--- Given data ---
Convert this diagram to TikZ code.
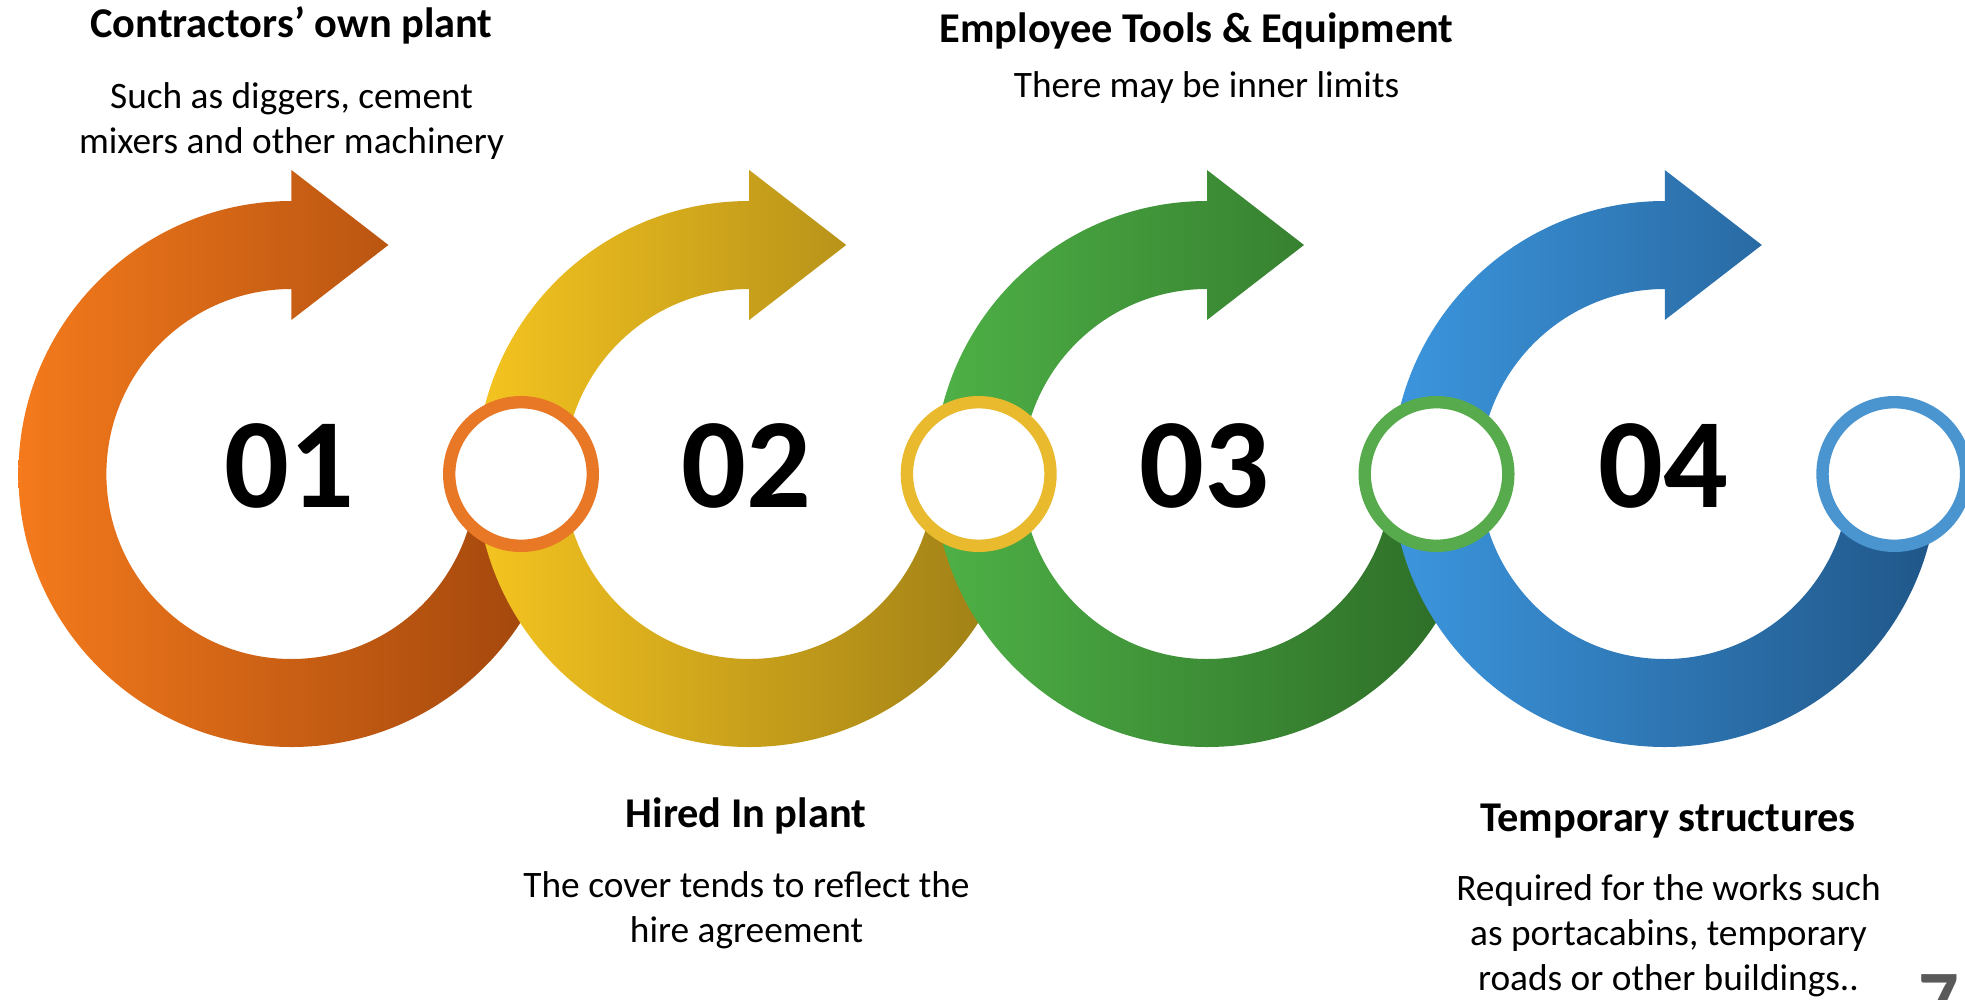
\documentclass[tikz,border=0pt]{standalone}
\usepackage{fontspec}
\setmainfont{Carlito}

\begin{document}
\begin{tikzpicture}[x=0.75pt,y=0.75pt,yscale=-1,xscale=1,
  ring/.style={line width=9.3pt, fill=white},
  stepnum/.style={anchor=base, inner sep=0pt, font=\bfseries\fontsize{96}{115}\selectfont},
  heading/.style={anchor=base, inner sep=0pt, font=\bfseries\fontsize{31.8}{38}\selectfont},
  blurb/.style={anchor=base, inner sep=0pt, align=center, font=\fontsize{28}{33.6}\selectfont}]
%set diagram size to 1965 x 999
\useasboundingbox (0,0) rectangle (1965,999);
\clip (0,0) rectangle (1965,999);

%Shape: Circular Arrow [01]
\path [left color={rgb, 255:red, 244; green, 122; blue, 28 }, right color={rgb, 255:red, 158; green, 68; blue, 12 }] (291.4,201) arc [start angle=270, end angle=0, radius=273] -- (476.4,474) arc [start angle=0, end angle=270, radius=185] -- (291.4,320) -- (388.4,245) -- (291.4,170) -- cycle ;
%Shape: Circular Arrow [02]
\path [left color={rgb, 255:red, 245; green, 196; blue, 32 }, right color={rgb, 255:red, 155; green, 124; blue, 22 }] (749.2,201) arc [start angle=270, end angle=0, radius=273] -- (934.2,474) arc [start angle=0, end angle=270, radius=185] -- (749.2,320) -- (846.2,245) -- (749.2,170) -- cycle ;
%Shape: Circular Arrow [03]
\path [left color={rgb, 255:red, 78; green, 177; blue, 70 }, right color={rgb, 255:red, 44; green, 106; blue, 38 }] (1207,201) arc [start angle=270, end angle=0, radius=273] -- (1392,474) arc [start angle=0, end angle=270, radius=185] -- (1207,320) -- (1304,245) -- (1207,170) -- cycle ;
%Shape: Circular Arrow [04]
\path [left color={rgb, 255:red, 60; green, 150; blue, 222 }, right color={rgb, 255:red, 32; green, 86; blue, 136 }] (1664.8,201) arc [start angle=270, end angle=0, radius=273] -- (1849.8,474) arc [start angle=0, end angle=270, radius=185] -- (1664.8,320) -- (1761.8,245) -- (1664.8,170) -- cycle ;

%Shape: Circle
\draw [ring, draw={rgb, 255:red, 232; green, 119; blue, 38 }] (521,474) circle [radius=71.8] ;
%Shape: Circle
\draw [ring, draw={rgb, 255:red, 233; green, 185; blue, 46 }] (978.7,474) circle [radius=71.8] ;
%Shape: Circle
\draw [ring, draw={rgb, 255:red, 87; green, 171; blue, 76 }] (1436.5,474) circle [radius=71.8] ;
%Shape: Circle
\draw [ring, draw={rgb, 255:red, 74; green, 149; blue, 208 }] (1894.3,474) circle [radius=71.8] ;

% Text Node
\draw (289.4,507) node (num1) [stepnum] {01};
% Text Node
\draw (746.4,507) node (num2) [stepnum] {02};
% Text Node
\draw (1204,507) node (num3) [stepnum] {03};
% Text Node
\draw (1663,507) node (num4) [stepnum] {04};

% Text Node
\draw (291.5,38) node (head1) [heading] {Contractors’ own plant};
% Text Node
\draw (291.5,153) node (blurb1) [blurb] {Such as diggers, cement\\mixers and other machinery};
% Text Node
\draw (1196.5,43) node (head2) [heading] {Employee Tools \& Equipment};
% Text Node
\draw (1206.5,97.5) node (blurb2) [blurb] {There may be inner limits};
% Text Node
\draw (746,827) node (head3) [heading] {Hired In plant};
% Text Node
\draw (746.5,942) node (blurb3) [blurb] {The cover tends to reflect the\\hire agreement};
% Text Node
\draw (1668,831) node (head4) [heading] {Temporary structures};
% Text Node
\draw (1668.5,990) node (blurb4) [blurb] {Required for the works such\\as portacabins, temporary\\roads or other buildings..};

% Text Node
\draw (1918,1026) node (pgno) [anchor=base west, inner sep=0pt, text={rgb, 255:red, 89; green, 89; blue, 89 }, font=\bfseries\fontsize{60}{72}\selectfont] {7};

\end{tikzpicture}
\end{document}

...

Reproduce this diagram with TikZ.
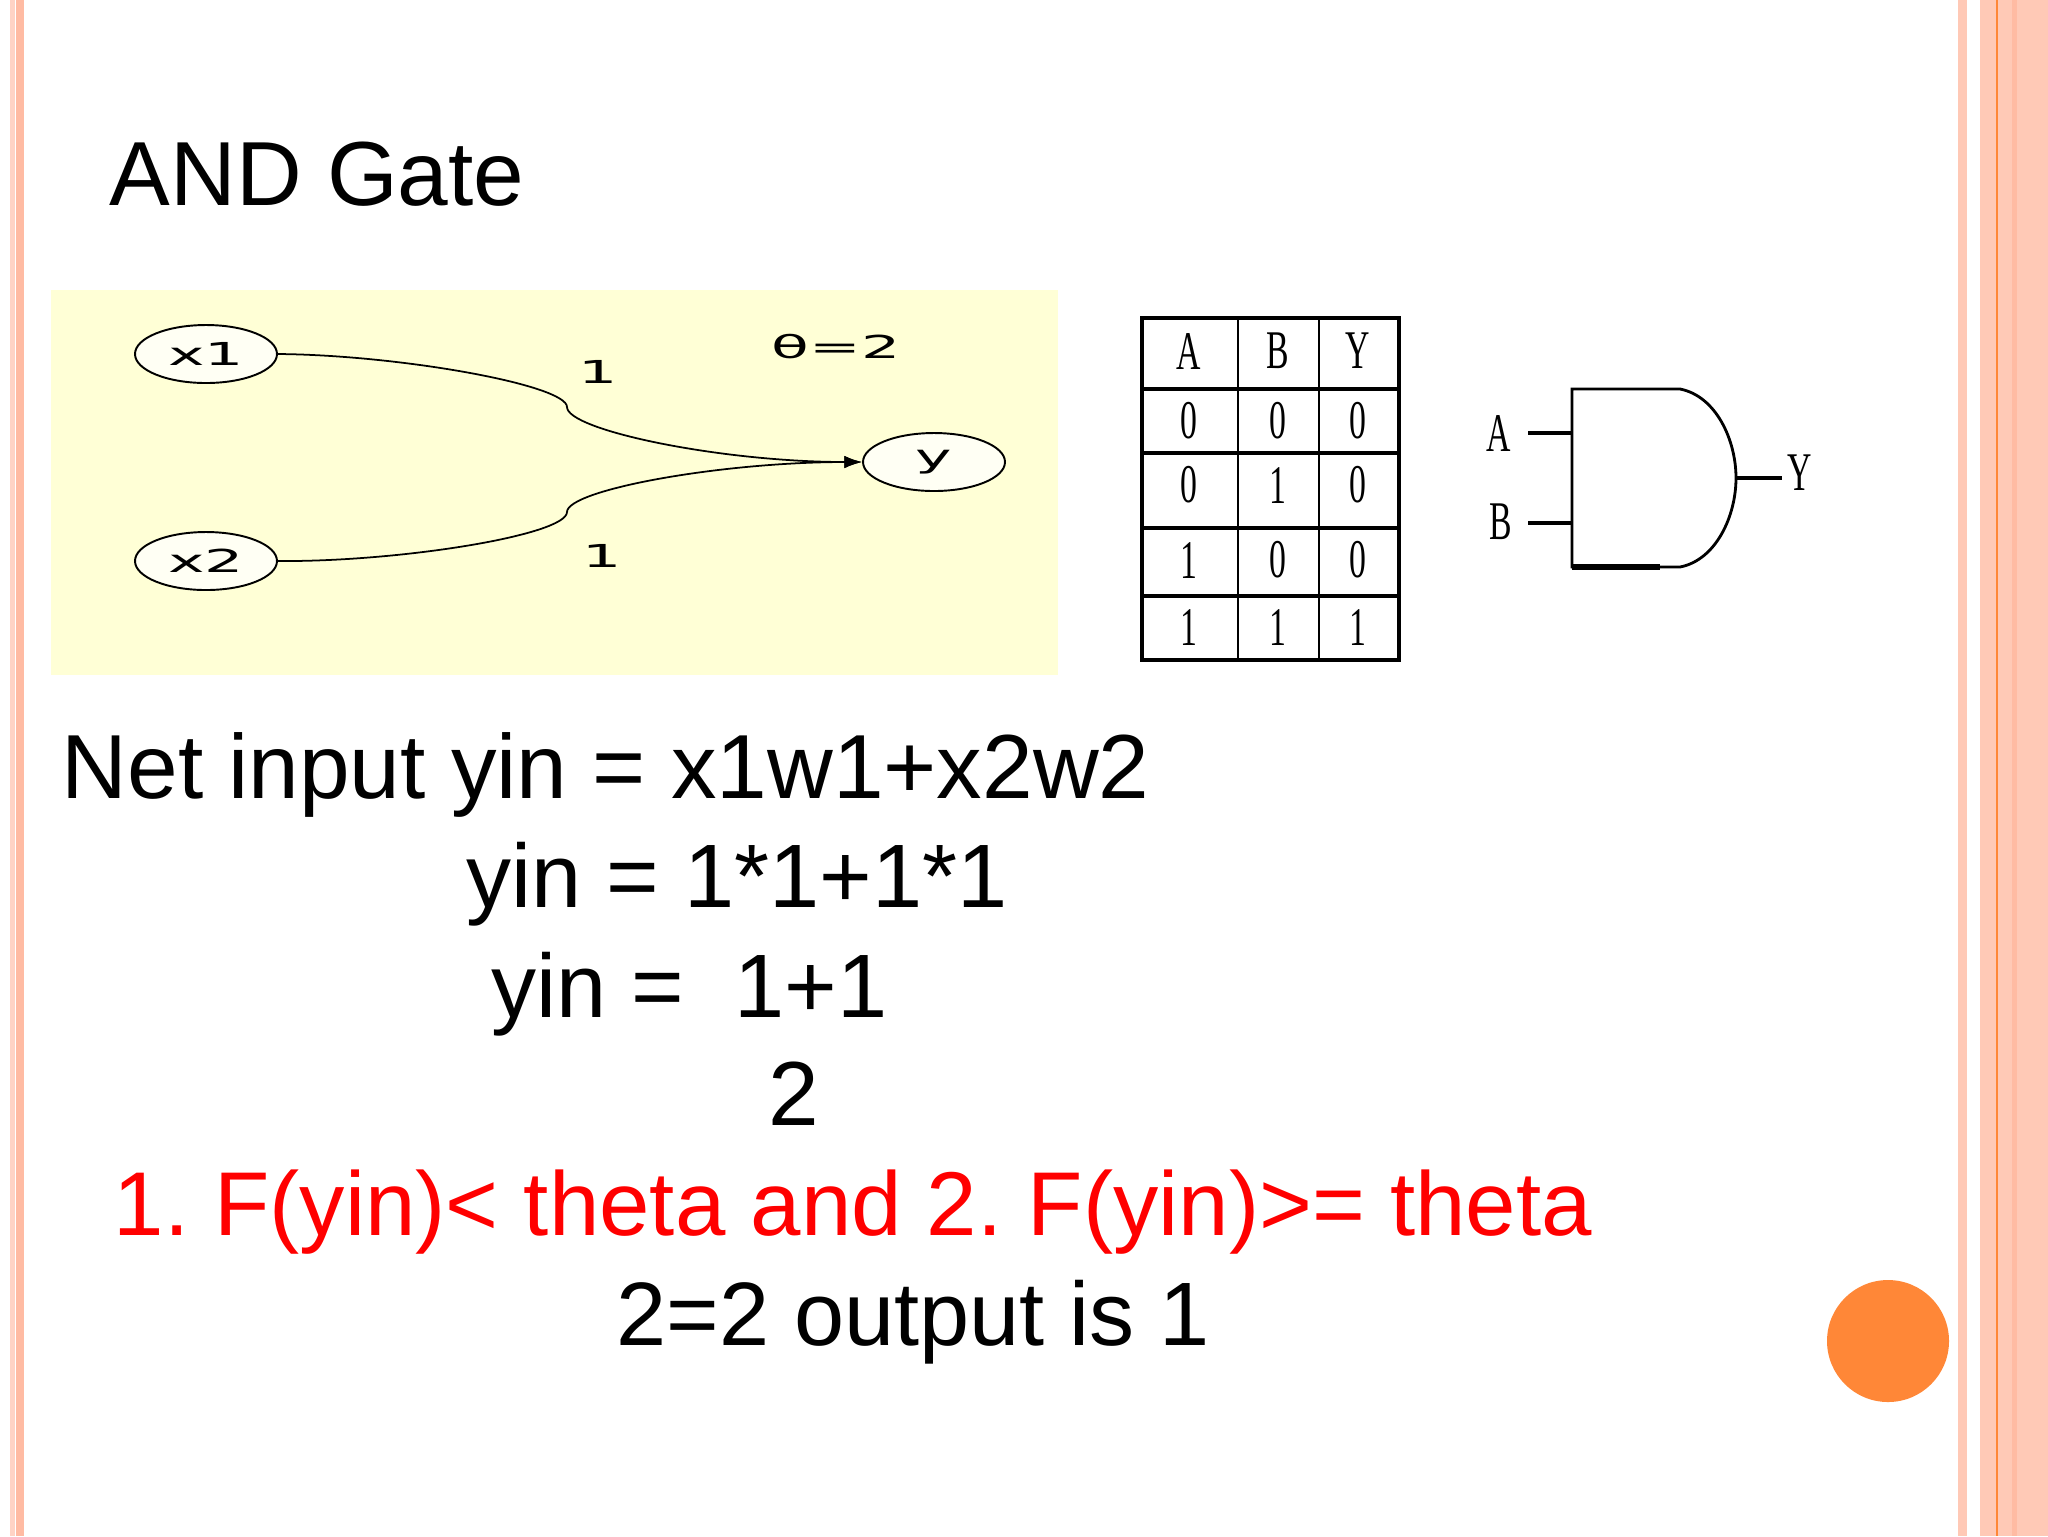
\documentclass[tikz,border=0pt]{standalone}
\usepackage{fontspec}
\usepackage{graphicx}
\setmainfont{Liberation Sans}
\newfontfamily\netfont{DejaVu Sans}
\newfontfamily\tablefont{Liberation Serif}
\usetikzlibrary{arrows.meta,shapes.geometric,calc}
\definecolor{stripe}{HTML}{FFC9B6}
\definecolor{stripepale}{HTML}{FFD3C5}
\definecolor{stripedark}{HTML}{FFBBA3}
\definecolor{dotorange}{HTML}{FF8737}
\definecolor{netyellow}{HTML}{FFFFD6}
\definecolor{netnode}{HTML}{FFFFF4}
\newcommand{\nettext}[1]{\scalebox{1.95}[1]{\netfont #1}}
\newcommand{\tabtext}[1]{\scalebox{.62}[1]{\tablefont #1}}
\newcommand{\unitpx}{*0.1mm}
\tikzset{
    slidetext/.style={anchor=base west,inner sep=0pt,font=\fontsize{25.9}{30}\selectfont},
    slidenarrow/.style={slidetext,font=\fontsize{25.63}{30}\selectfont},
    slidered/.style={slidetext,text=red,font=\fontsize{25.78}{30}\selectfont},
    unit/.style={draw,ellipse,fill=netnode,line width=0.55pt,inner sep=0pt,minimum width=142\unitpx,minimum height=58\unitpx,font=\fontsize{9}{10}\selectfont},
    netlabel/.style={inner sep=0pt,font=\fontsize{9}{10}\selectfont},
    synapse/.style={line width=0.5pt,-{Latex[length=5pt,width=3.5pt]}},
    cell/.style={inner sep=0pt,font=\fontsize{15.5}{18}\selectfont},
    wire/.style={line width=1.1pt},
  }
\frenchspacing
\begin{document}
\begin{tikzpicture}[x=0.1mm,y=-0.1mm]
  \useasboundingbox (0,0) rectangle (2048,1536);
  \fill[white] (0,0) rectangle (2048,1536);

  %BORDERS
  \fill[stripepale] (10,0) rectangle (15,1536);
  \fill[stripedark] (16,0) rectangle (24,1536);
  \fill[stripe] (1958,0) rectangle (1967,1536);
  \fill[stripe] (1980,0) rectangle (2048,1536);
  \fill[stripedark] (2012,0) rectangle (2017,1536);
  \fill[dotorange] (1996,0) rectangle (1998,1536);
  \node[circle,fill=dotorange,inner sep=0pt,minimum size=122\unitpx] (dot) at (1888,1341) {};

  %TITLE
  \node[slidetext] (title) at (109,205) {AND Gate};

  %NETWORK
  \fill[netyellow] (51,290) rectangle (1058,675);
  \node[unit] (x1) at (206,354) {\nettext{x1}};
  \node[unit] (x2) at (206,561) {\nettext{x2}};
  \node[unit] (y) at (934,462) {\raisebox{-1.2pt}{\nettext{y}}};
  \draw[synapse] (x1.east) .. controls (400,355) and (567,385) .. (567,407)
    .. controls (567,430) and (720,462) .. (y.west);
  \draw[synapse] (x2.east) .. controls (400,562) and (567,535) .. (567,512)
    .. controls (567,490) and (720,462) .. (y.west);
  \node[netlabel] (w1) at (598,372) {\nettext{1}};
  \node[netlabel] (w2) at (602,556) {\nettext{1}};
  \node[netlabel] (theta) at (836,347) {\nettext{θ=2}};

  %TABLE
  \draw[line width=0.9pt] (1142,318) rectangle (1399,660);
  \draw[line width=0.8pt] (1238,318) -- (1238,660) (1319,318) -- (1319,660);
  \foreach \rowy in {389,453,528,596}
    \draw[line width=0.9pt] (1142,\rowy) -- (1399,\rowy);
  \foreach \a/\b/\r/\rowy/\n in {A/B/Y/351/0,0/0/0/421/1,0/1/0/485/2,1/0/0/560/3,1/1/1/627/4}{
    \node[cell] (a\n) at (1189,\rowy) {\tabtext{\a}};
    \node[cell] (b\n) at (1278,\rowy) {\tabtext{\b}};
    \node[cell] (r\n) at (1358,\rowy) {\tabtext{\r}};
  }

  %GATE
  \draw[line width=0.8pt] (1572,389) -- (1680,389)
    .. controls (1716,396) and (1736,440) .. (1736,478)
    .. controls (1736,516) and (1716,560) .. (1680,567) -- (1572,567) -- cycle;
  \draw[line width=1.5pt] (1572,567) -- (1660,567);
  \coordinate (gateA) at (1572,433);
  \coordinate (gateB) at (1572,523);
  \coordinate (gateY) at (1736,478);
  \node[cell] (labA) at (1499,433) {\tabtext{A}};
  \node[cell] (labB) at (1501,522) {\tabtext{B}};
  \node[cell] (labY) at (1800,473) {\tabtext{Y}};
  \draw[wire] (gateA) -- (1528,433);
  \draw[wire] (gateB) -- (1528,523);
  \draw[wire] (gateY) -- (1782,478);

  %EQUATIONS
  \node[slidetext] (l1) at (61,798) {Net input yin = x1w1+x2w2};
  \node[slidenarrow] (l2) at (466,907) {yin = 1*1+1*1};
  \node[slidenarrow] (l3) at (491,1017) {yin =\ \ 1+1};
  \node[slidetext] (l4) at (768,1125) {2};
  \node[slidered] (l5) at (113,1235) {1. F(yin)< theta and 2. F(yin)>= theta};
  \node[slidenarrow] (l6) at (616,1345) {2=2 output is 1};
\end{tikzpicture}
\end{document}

--- Challenge ---
In the entries above, find the line that contains "Reproduce this diagram with TikZ." and the line that contains "(title) at (109,205)". Reproduce exactly those two lines and every line between them, but not the pictures.

--- Solution to the exercise ---
Reproduce this diagram with TikZ.
\documentclass[tikz,border=0pt]{standalone}
\usepackage{fontspec}
\usepackage{graphicx}
\setmainfont{Liberation Sans}
\newfontfamily\netfont{DejaVu Sans}
\newfontfamily\tablefont{Liberation Serif}
\usetikzlibrary{arrows.meta,shapes.geometric,calc}
\definecolor{stripe}{HTML}{FFC9B6}
\definecolor{stripepale}{HTML}{FFD3C5}
\definecolor{stripedark}{HTML}{FFBBA3}
\definecolor{dotorange}{HTML}{FF8737}
\definecolor{netyellow}{HTML}{FFFFD6}
\definecolor{netnode}{HTML}{FFFFF4}
\newcommand{\nettext}[1]{\scalebox{1.95}[1]{\netfont #1}}
\newcommand{\tabtext}[1]{\scalebox{.62}[1]{\tablefont #1}}
\newcommand{\unitpx}{*0.1mm}
\tikzset{
    slidetext/.style={anchor=base west,inner sep=0pt,font=\fontsize{25.9}{30}\selectfont},
    slidenarrow/.style={slidetext,font=\fontsize{25.63}{30}\selectfont},
    slidered/.style={slidetext,text=red,font=\fontsize{25.78}{30}\selectfont},
    unit/.style={draw,ellipse,fill=netnode,line width=0.55pt,inner sep=0pt,minimum width=142\unitpx,minimum height=58\unitpx,font=\fontsize{9}{10}\selectfont},
    netlabel/.style={inner sep=0pt,font=\fontsize{9}{10}\selectfont},
    synapse/.style={line width=0.5pt,-{Latex[length=5pt,width=3.5pt]}},
    cell/.style={inner sep=0pt,font=\fontsize{15.5}{18}\selectfont},
    wire/.style={line width=1.1pt},
  }
\frenchspacing
\begin{document}
\begin{tikzpicture}[x=0.1mm,y=-0.1mm]
  \useasboundingbox (0,0) rectangle (2048,1536);
  \fill[white] (0,0) rectangle (2048,1536);

  %BORDERS
  \fill[stripepale] (10,0) rectangle (15,1536);
  \fill[stripedark] (16,0) rectangle (24,1536);
  \fill[stripe] (1958,0) rectangle (1967,1536);
  \fill[stripe] (1980,0) rectangle (2048,1536);
  \fill[stripedark] (2012,0) rectangle (2017,1536);
  \fill[dotorange] (1996,0) rectangle (1998,1536);
  \node[circle,fill=dotorange,inner sep=0pt,minimum size=122\unitpx] (dot) at (1888,1341) {};

  %TITLE
  \node[slidetext] (title) at (109,205) {AND Gate};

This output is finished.